* _Problem description_: Return every line of the records below verbatim, with no pictures in the copy.

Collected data
+++++

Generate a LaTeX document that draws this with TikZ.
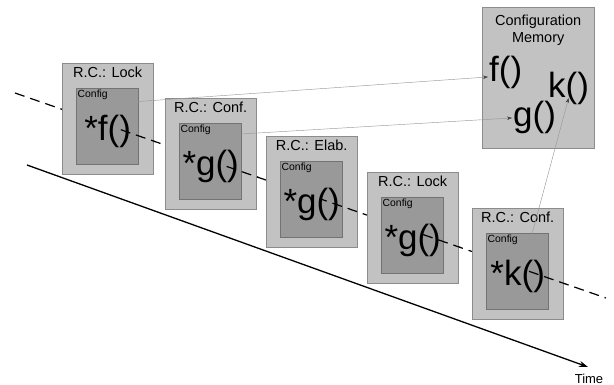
\documentclass[tikz,border=0pt]{standalone}
\usepackage{fontspec}
\setmainfont{Liberation Sans}
\usetikzlibrary{calc,positioning,arrows.meta}

\begin{document}
\begin{tikzpicture}[x=1pt, y=-1pt,
    rcbox/.style={rectangle, draw=black!45, fill=black!24, minimum width=91pt, minimum height=111pt, inner sep=0pt, anchor=north west},
    membox/.style={rcbox, minimum width=112pt, minimum height=141pt},
    cfgbox/.style={rectangle, draw=black!55, fill=black!40, minimum width=62pt, minimum height=76pt, inner sep=0pt, anchor=north west},
    rclabel/.style={font=\fontsize{14.5}{17}\selectfont, inner sep=0pt},
    cfglabel/.style={font=\fontsize{10.4}{12}\selectfont, inner sep=1.5pt, anchor=north west},
    func/.style={font=\fontsize{35}{40}\selectfont, inner sep=0pt, anchor=base},
    memfunc/.style={font=\fontsize{35}{40}\selectfont, inner sep=1pt, anchor=base west},
    fetch/.style={draw=black!40, line width=0.45pt, -{Stealth[length=5pt, width=3.5pt, color=black!75]}},
    timedash/.style={line width=1.2pt, dash pattern=on 10pt off 6pt},
    timeline/.style={line width=1.3pt, -{Stealth[length=9pt, width=6pt]}}
]
    \useasboundingbox (0,0) rectangle (614,385);

    % time axes
    \coordinate (d0) at (15,93);
    \coordinate (d1) at (606,298);
    \coordinate (t0) at (27,165);
    \coordinate (t1) at (588,367);
    \draw[timedash] (d0) -- (d1);
    \draw[timeline] (t0) -- (t1);
    \node[rclabel, font=\fontsize{13}{15}\selectfont, anchor=north] (time) at ([xshift=1pt, yshift=-6.5pt]t1) {Time};

    % reconfiguration steps
    \node[rcbox] (rc1) at (62,63) {};
    \node[cfgbox] (in1) at ([shift={(14,25)}]rc1.north west) {};
    \node[rclabel] (lab1) at ([yshift=-9pt]rc1.north) {R.C.: Lock};
    \node[cfglabel] (cfg1) at (in1.north west) {Config};
    \node[func] (fn1) at ([yshift=-78pt]rc1.north) {*f()};

    \node[rcbox] (rc2) at (165,98) {};
    \node[cfgbox] (in2) at ([shift={(14,25)}]rc2.north west) {};
    \node[rclabel] (lab2) at ([yshift=-9pt]rc2.north) {R.C.: Conf.};
    \node[cfglabel] (cfg2) at (in2.north west) {Config};
    \node[func] (fn2) at ([yshift=-78pt]rc2.north) {*g()};

    \node[rcbox] (rc3) at (266,136) {};
    \node[cfgbox] (in3) at ([shift={(14,25)}]rc3.north west) {};
    \node[rclabel] (lab3) at ([yshift=-9pt]rc3.north) {R.C.: Elab.};
    \node[cfglabel] (cfg3) at (in3.north west) {Config};
    \node[func] (fn3) at ([yshift=-78pt]rc3.north) {*g()};

    \node[rcbox] (rc4) at (367,172) {};
    \node[cfgbox] (in4) at ([shift={(14,25)}]rc4.north west) {};
    \node[rclabel] (lab4) at ([yshift=-9pt]rc4.north) {R.C.: Lock};
    \node[cfglabel] (cfg4) at (in4.north west) {Config};
    \node[func] (fn4) at ([yshift=-78pt]rc4.north) {*g()};

    \node[rcbox] (rc5) at (472,208) {};
    \node[cfgbox] (in5) at ([shift={(14,25)}]rc5.north west) {};
    \node[rclabel] (lab5) at ([yshift=-9pt]rc5.north) {R.C.: Conf.};
    \node[cfglabel] (cfg5) at (in5.north west) {Config};
    \node[func] (fn5) at ([yshift=-78pt]rc5.north) {*k()};

    % dashed axis passes over the right half of each step
    \begin{scope}
        \clip ([xshift=56pt]rc1.north west) rectangle ([xshift=2pt]rc1.south east)
              ([xshift=56pt]rc2.north west) rectangle ([xshift=2pt]rc2.south east)
              ([xshift=56pt]rc3.north west) rectangle ([xshift=2pt]rc3.south east)
              ([xshift=56pt]rc4.north west) rectangle ([xshift=2pt]rc4.south east)
              ([xshift=56pt]rc5.north west) rectangle ([xshift=2pt]rc5.south east);
        \draw[timedash] (d0) -- (d1);
    \end{scope}

    % configuration memory
    \node[membox] (mem) at (482,7) {};
    \node[rclabel, anchor=north, align=center] (memtitle) at ([yshift=-8pt]mem.north) {Configuration\\Memory};
    \node[memfunc] (mf) at (488,82) {f()};
    \node[memfunc] (mg) at (512,127) {g()};
    \node[memfunc] (mk) at (547,98) {k()};

    % fetches from memory
    \coordinate (src1) at ([shift={(41,15)}]in1.north west);
    \coordinate (src2) at ([shift={(45,12)}]in2.north west);
    \coordinate (src5) at ([shift={(42,16)}]in5.north west);
    \draw[fetch] (src1) -- ([yshift=-4pt]mf.west);
    \draw[fetch] (src2) -- (mg.west);
    \draw[fetch] (src5) -- (mk.base);
\end{tikzpicture}
\end{document}
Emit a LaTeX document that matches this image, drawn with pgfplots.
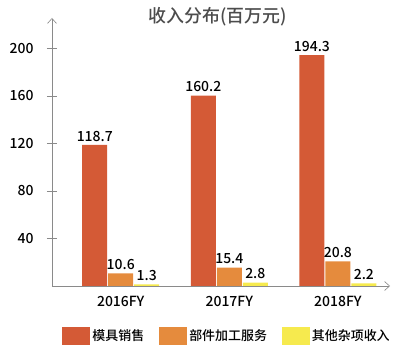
\documentclass[border=0pt]{standalone}
\usepackage{fontspec}
\setmainfont{Noto Sans CJK SC}
\newfontfamily\medfont{Noto Sans CJK SC Medium}
\usepackage{pgfplots}
\pgfplotsset{compat=1.18}
\usetikzlibrary{arrows.meta}
\definecolor{cred}{HTML}{D45A36}
\definecolor{corange}{HTML}{E58B3D}
\definecolor{cyellow}{HTML}{F6EA4E}
\definecolor{axgray}{HTML}{8A8A8A}
\begin{document}
\begin{tikzpicture}
\path[use as bounding box] (0,0) rectangle (410bp,354bp);
\begin{axis}[
  at={(52bp,68bp)}, anchor=south west,
  scale only axis, width=338bp, height=268bp,
  xmin=-0.633, xmax=2.48, ymin=0, ymax=225.5,
  axis lines=left,
  axis line style={axgray, line width=0.6bp, -{Straight Barb[length=5bp,width=9bp]}},
  ybar=1bp, bar width=25bp,
  xtick=data, xticklabels={2016FY,2017FY,2018FY},
  x tick style={draw=none},
  ytick={40,80,120,160,200},
  y tick style={axgray, line width=0.6bp},
  tick align=center, major tick length=10bp,
  /pgf/number format/assume math mode=true,
  tick label style={font=\medfont\fontsize{14}{16}\selectfont, text=black},
  xticklabel style={yshift=-2bp},
  yticklabel style={xshift=-10bp},
  nodes near coords,
  every node near coord/.append style={font=\medfont\fontsize{14}{16}\selectfont, text=black, yshift=0bp},
  nodes near coords style={/pgf/number format/.cd, fixed, fixed zerofill, precision=1},
  title={收入分布(百万元)},
  title style={font=\medfont\fontsize{18}{20}\selectfont, text=black!70, at={(0.49,1)}, anchor=center, yshift=-5bp},
  legend columns=3,
  legend style={draw=none, fill=none, at={(0.518,-0.187)}, anchor=center,
    font=\medfont\fontsize{13}{15}\selectfont,
    /tikz/every even column/.append style={column sep=13bp}},
  legend image code/.code={\fill[#1] (0bp,-9bp) rectangle (28bp,9bp);},
]
\addplot[fill=cred, draw=none] coordinates {(0,118.7) (1,160.2) (2,194.3)};
\addplot[fill=corange, draw=none] coordinates {(0,10.6) (1,15.4) (2,20.8)};
\addplot[fill=cyellow, draw=none] coordinates {(0,1.3) (1,2.8) (2,2.2)};
\legend{模具销售,部件加工服务,其他杂项收入}
\end{axis}
\end{tikzpicture}
\end{document}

+++++

* _Solution_:
Generate a LaTeX document that draws this with TikZ.
\documentclass[tikz,border=0pt]{standalone}
\usepackage{fontspec}
\setmainfont{Liberation Sans}
\usetikzlibrary{calc,positioning,arrows.meta}

\begin{document}
\begin{tikzpicture}[x=1pt, y=-1pt,
    rcbox/.style={rectangle, draw=black!45, fill=black!24, minimum width=91pt, minimum height=111pt, inner sep=0pt, anchor=north west},
    membox/.style={rcbox, minimum width=112pt, minimum height=141pt},
    cfgbox/.style={rectangle, draw=black!55, fill=black!40, minimum width=62pt, minimum height=76pt, inner sep=0pt, anchor=north west},
    rclabel/.style={font=\fontsize{14.5}{17}\selectfont, inner sep=0pt},
    cfglabel/.style={font=\fontsize{10.4}{12}\selectfont, inner sep=1.5pt, anchor=north west},
    func/.style={font=\fontsize{35}{40}\selectfont, inner sep=0pt, anchor=base},
    memfunc/.style={font=\fontsize{35}{40}\selectfont, inner sep=1pt, anchor=base west},
    fetch/.style={draw=black!40, line width=0.45pt, -{Stealth[length=5pt, width=3.5pt, color=black!75]}},
    timedash/.style={line width=1.2pt, dash pattern=on 10pt off 6pt},
    timeline/.style={line width=1.3pt, -{Stealth[length=9pt, width=6pt]}}
]
    \useasboundingbox (0,0) rectangle (614,385);

    % time axes
    \coordinate (d0) at (15,93);
    \coordinate (d1) at (606,298);
    \coordinate (t0) at (27,165);
    \coordinate (t1) at (588,367);
    \draw[timedash] (d0) -- (d1);
    \draw[timeline] (t0) -- (t1);
    \node[rclabel, font=\fontsize{13}{15}\selectfont, anchor=north] (time) at ([xshift=1pt, yshift=-6.5pt]t1) {Time};

    % reconfiguration steps
    \node[rcbox] (rc1) at (62,63) {};
    \node[cfgbox] (in1) at ([shift={(14,25)}]rc1.north west) {};
    \node[rclabel] (lab1) at ([yshift=-9pt]rc1.north) {R.C.: Lock};
    \node[cfglabel] (cfg1) at (in1.north west) {Config};
    \node[func] (fn1) at ([yshift=-78pt]rc1.north) {*f()};

    \node[rcbox] (rc2) at (165,98) {};
    \node[cfgbox] (in2) at ([shift={(14,25)}]rc2.north west) {};
    \node[rclabel] (lab2) at ([yshift=-9pt]rc2.north) {R.C.: Conf.};
    \node[cfglabel] (cfg2) at (in2.north west) {Config};
    \node[func] (fn2) at ([yshift=-78pt]rc2.north) {*g()};

    \node[rcbox] (rc3) at (266,136) {};
    \node[cfgbox] (in3) at ([shift={(14,25)}]rc3.north west) {};
    \node[rclabel] (lab3) at ([yshift=-9pt]rc3.north) {R.C.: Elab.};
    \node[cfglabel] (cfg3) at (in3.north west) {Config};
    \node[func] (fn3) at ([yshift=-78pt]rc3.north) {*g()};

    \node[rcbox] (rc4) at (367,172) {};
    \node[cfgbox] (in4) at ([shift={(14,25)}]rc4.north west) {};
    \node[rclabel] (lab4) at ([yshift=-9pt]rc4.north) {R.C.: Lock};
    \node[cfglabel] (cfg4) at (in4.north west) {Config};
    \node[func] (fn4) at ([yshift=-78pt]rc4.north) {*g()};

    \node[rcbox] (rc5) at (472,208) {};
    \node[cfgbox] (in5) at ([shift={(14,25)}]rc5.north west) {};
    \node[rclabel] (lab5) at ([yshift=-9pt]rc5.north) {R.C.: Conf.};
    \node[cfglabel] (cfg5) at (in5.north west) {Config};
    \node[func] (fn5) at ([yshift=-78pt]rc5.north) {*k()};

    % dashed axis passes over the right half of each step
    \begin{scope}
        \clip ([xshift=56pt]rc1.north west) rectangle ([xshift=2pt]rc1.south east)
              ([xshift=56pt]rc2.north west) rectangle ([xshift=2pt]rc2.south east)
              ([xshift=56pt]rc3.north west) rectangle ([xshift=2pt]rc3.south east)
              ([xshift=56pt]rc4.north west) rectangle ([xshift=2pt]rc4.south east)
              ([xshift=56pt]rc5.north west) rectangle ([xshift=2pt]rc5.south east);
        \draw[timedash] (d0) -- (d1);
    \end{scope}

    % configuration memory
    \node[membox] (mem) at (482,7) {};
    \node[rclabel, anchor=north, align=center] (memtitle) at ([yshift=-8pt]mem.north) {Configuration\\Memory};
    \node[memfunc] (mf) at (488,82) {f()};
    \node[memfunc] (mg) at (512,127) {g()};
    \node[memfunc] (mk) at (547,98) {k()};

    % fetches from memory
    \coordinate (src1) at ([shift={(41,15)}]in1.north west);
    \coordinate (src2) at ([shift={(45,12)}]in2.north west);
    \coordinate (src5) at ([shift={(42,16)}]in5.north west);
    \draw[fetch] (src1) -- ([yshift=-4pt]mf.west);
    \draw[fetch] (src2) -- (mg.west);
    \draw[fetch] (src5) -- (mk.base);
\end{tikzpicture}
\end{document}
Emit a LaTeX document that matches this image, drawn with pgfplots.
\documentclass[border=0pt]{standalone}
\usepackage{fontspec}
\setmainfont{Noto Sans CJK SC}
\newfontfamily\medfont{Noto Sans CJK SC Medium}
\usepackage{pgfplots}
\pgfplotsset{compat=1.18}
\usetikzlibrary{arrows.meta}
\definecolor{cred}{HTML}{D45A36}
\definecolor{corange}{HTML}{E58B3D}
\definecolor{cyellow}{HTML}{F6EA4E}
\definecolor{axgray}{HTML}{8A8A8A}
\begin{document}
\begin{tikzpicture}
\path[use as bounding box] (0,0) rectangle (410bp,354bp);
\begin{axis}[
  at={(52bp,68bp)}, anchor=south west,
  scale only axis, width=338bp, height=268bp,
  xmin=-0.633, xmax=2.48, ymin=0, ymax=225.5,
  axis lines=left,
  axis line style={axgray, line width=0.6bp, -{Straight Barb[length=5bp,width=9bp]}},
  ybar=1bp, bar width=25bp,
  xtick=data, xticklabels={2016FY,2017FY,2018FY},
  x tick style={draw=none},
  ytick={40,80,120,160,200},
  y tick style={axgray, line width=0.6bp},
  tick align=center, major tick length=10bp,
  /pgf/number format/assume math mode=true,
  tick label style={font=\medfont\fontsize{14}{16}\selectfont, text=black},
  xticklabel style={yshift=-2bp},
  yticklabel style={xshift=-10bp},
  nodes near coords,
  every node near coord/.append style={font=\medfont\fontsize{14}{16}\selectfont, text=black, yshift=0bp},
  nodes near coords style={/pgf/number format/.cd, fixed, fixed zerofill, precision=1},
  title={收入分布(百万元)},
  title style={font=\medfont\fontsize{18}{20}\selectfont, text=black!70, at={(0.49,1)}, anchor=center, yshift=-5bp},
  legend columns=3,
  legend style={draw=none, fill=none, at={(0.518,-0.187)}, anchor=center,
    font=\medfont\fontsize{13}{15}\selectfont,
    /tikz/every even column/.append style={column sep=13bp}},
  legend image code/.code={\fill[#1] (0bp,-9bp) rectangle (28bp,9bp);},
]
\addplot[fill=cred, draw=none] coordinates {(0,118.7) (1,160.2) (2,194.3)};
\addplot[fill=corange, draw=none] coordinates {(0,10.6) (1,15.4) (2,20.8)};
\addplot[fill=cyellow, draw=none] coordinates {(0,1.3) (1,2.8) (2,2.2)};
\legend{模具销售,部件加工服务,其他杂项收入}
\end{axis}
\end{tikzpicture}
\end{document}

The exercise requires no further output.